Esterly is thoughtful and well schooled in classical thought. He is also a champion for a kind of art making that comes into existence through making. In one chapter, “The Thinking of the Body” he bemoans how few sculptors are hands on with their art. “What self-respecting sculptor makes his own work these days?” he asks. In our Anglo-American world, the two most successful sculptors are Damien Hirst and Jeff Koons, both famous for being as far from the personal and the hand made as possible.
The beauty of handiwork no longer is part of the work’s meaning…Skill is worse than unnecessary. It sends out the wrong signals. Often as not it’s a term of condescension among contemporary art critics. The adjective “mere” attaches to it like a barnacle. Skill is the folk costume donned by sculpture when it leaves the world of thought and wit and irony and descends to craft. The only craft should be in the craftiness of the conceit. Art is ideas, and ideas reside in the brain. The rest is simply execution. in fact, having someone else do it for you preserves your purity.
Meanwhile Esterly is delving deep into Gibbons’ work so that he can recreate and reconstruct the ornamental brilliance of these exquisite carvings. He looks carefully and closely so that he can understand every gesture and turn that Gibbons enacted. As a result, Esterly approached his task with a very different intent.

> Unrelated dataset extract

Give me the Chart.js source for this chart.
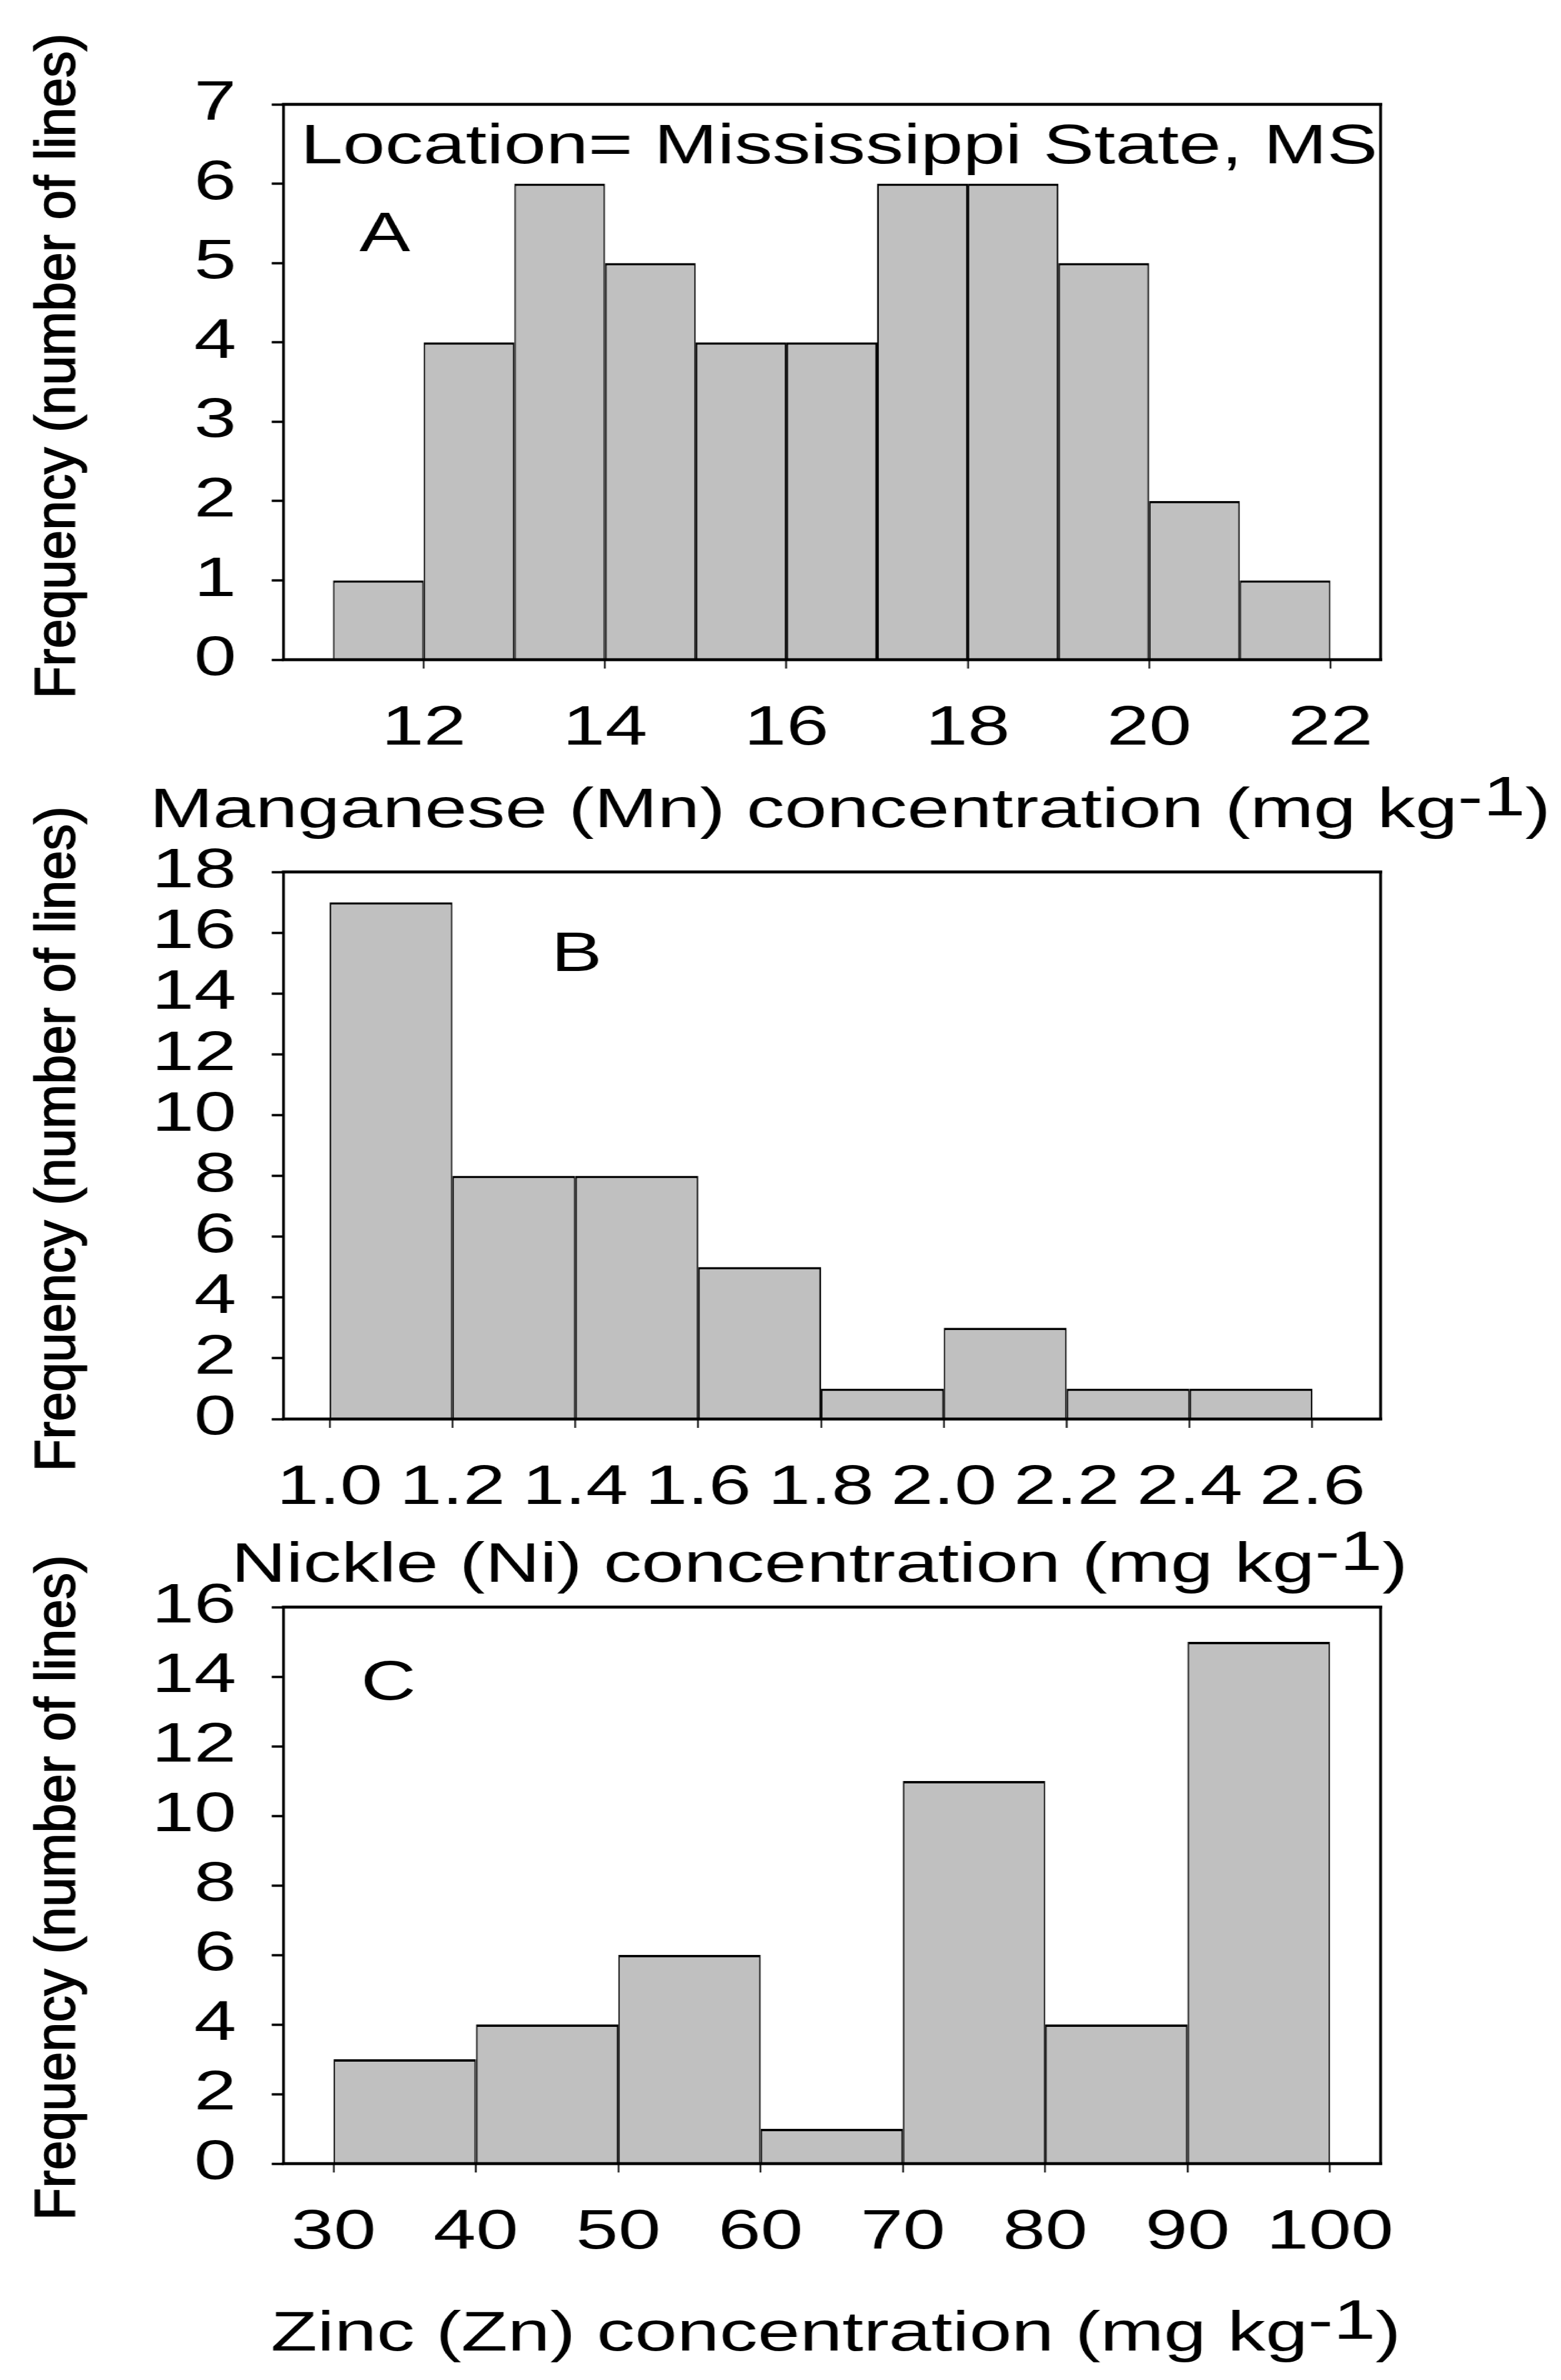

There’s no waiting, then, for the muse to descend…Inspiration is for amatuers, somebody once said. The creativity is incremental, not divorced from the making. You invent while you make. You work in the churn of the moment, and the forms seem to determine their own shape. You think with your hands.
Esterly often pulls in from one of his favorite poets. (“Yeats and Blake and Thomas Traherne, three among many poets and painters who report feelings of oceanic oneness…If you perceive a work of art intensely enough, its sea will flow in your veins.”) As is often the case for me, Esterly finds parallels in his experience as a visual artist with poetic expression.
What is this consciousness, evoked by painting or sculpture, or poetry or music, or even a painterly landscape? It’s the thinking of the body, says Yeats, smelling the salt air when he read of Odysseus, feeling a tingle in the soles of his feet when he saw the Winged Victory. But isn’t the thinking of the body an almost perfect definition of skill? Is’t it what happens, not when you’re experiencing art, but when you’re creating it?
Esterly then offers an insight into the connectivity between making and viewing, one that resonates with my experience as well:
The viewer’s consciousness repeats the maker’s. This is the ancient secret of art’s power, the crux of the matter, the hidden valley where the roads come together. The work of art and the work of art transport you to the same charmed place. One phrase can encompass the making of art and the enjoyment of it, because the bedrock of both is the same baffling sensation of mind and body melting together, of outside as inside, of seeing as making.
*One earlier Slow Muse post mentions Esterly and his book: Your Own Way of Looking At Things.